Starting from the top of the material, restate each line exactly until the line that contains "from matplotlib.patches import Patch", which is also copied. Pictures are excluded.

********

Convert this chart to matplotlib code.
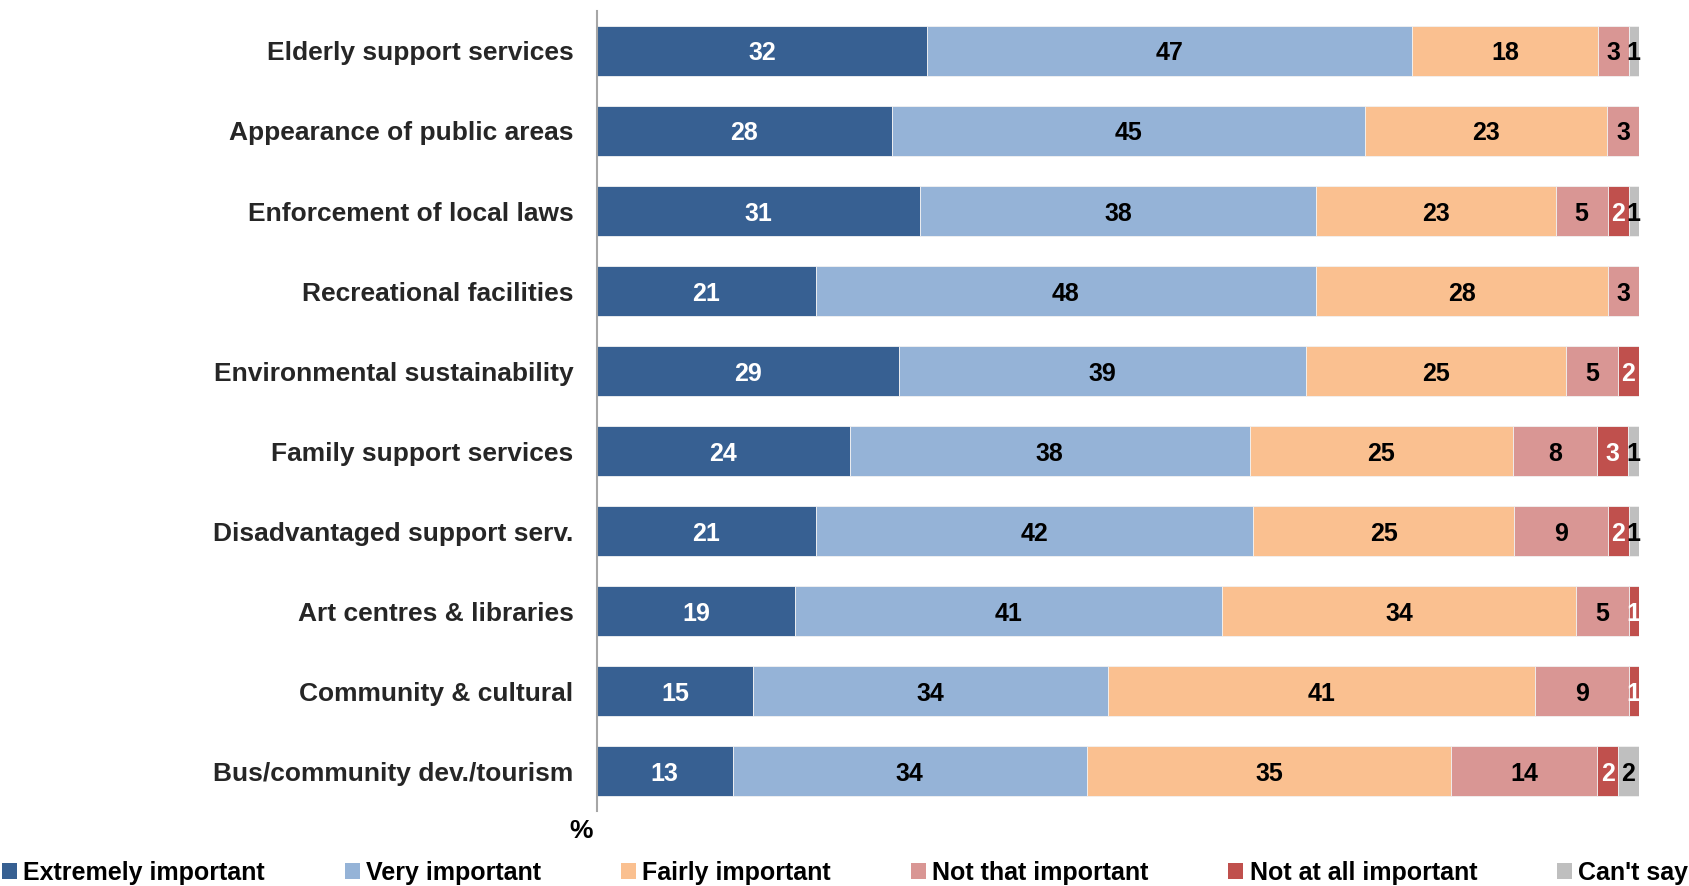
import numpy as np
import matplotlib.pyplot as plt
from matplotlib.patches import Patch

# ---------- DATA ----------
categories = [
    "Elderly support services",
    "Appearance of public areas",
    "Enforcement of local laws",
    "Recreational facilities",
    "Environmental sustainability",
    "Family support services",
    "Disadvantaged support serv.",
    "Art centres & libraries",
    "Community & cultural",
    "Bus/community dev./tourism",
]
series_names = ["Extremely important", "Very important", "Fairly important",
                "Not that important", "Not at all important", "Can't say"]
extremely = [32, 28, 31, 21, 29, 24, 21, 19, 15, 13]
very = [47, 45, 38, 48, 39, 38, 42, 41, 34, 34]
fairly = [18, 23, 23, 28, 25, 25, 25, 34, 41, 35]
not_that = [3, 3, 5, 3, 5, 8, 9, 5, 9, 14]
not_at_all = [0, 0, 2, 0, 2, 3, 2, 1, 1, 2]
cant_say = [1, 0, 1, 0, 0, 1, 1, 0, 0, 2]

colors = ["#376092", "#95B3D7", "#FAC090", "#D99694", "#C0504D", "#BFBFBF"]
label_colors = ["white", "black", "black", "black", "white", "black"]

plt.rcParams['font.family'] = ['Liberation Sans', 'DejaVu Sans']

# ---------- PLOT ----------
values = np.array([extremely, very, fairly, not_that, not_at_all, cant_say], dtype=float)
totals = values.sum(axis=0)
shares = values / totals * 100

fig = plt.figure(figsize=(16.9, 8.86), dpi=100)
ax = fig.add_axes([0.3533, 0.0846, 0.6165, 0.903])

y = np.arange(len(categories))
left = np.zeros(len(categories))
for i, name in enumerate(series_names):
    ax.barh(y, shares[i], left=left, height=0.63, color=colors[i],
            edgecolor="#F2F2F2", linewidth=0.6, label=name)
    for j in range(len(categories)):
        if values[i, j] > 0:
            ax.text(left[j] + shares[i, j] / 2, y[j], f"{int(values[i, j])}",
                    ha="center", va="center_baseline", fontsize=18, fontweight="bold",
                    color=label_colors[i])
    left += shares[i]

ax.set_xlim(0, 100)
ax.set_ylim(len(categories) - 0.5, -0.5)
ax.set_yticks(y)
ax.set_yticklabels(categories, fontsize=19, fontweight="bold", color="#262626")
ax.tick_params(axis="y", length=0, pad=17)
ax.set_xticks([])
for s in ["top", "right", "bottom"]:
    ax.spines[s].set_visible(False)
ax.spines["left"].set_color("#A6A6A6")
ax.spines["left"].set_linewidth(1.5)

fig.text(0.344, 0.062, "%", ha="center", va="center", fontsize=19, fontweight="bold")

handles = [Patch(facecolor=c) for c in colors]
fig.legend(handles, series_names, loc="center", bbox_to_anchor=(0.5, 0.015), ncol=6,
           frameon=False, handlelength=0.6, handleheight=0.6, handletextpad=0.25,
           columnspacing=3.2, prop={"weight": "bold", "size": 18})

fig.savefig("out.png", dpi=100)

********

## TASK RESPONSE:
Convert this chart to matplotlib code.
import numpy as np
import matplotlib.pyplot as plt
from matplotlib.patches import Patch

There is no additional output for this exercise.